Just a quick answer on that ^. Yes, that option is processed (as the 3 other
variations related). But /etc/default/grub contains no examples. And imo it
should not as nobody not using Xen would care. That is the reason I added the
additional config file which will be sourced in automatically when update-grub
is called.
>
>>> adds an override string to boot into Xen by default. A better
>>> way for that long term seems to be to simply change the order of
>>> the generator script (/etc/grub.d/20_linux_xen). This only
>>> generates a real section if there is a Xen hypervisor installed
>>> and doing that a user likely also wants that to become the
>>> default.
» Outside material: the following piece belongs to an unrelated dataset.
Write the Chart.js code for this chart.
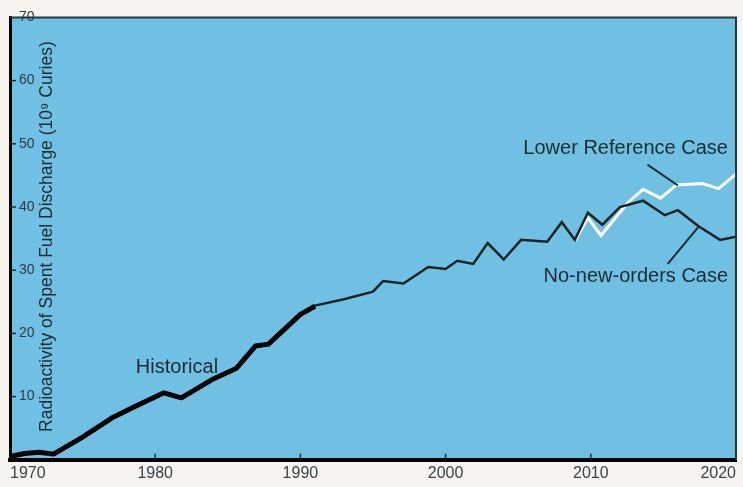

So the question is whether it sounds reasonable to
>>> rename 20_linux_xen into something like 09_xen?
>>>
>>> I'm not opposed to that, but it's worth checking with the Debian GRUB
>>> maintainers too, since we usually try to keep grub in sync.
>>
>> Fair point. I added Colin and Ian. Actually Ian may remember some of the details
>> about multiboot that I forgot. And maybe it makes sense to reach out to
>> pkg-xen-devel and if a similar list exists for grub2 to that as well.
>
> It's been suggested before, and the current situation is certainly
> unfortunate, but this really needs to be sorted out upstream
> (grub-devel@gnu.org).
>
> Also, moving the conffile around is a cumbersome way to do this
> ordering; if somebody wants to move it back then they won't get any
> updates to the generator script, so it's anything but "simple" to make
> this change in practice, unfortunately. I've long thought that this is
> an indication that the entire configuration system needs to be
> rethought.
>
>>> As above, I think we'd probably just keep using the kernels loaded from grub. On
>>> top of not requiring the separate signature of another EFI image (and either
>>> that signature coming from Microsoft or chainloading from shim and changing the
>>> EFI boot entries to account for that), it would have the advantage of already
>>> working, being the same for both the EFI and legacy BIOS cases.
>>>
>>> We also already sign at least the standard shipping kernel. Signing the Xen bits
>>> may require a bit of work though, since it's in universe and we may want to sign
>>> it with a different key. At least for now, you'll still benefit from the
>>> bootloader being signed, just like it is in the non-Xen case.
>>
>> Right now it would be ok. But there could be the time when the whole boot chain
>> must be signed while secure boot is on. Which will also suck in the case of
>> quickly giving people test kernels (but that is kind of a different issue).
>> But I guess this is a good time to talk together with the Debian side and figure
>> out a plan for this (and maybe I then have an email archive to fill the holes in
>> my memory).
>
> It would be reasonable to emit the Xen EFI image as another thing to be
> signed, but how would further signature chaining work after that?
>
> No need for a different key just because it's in universe. The archive
> key is for the archive, not just for main. We force all signature
> requests into unapproved for manual attention by archive admins so that
> random packages can't get signatures.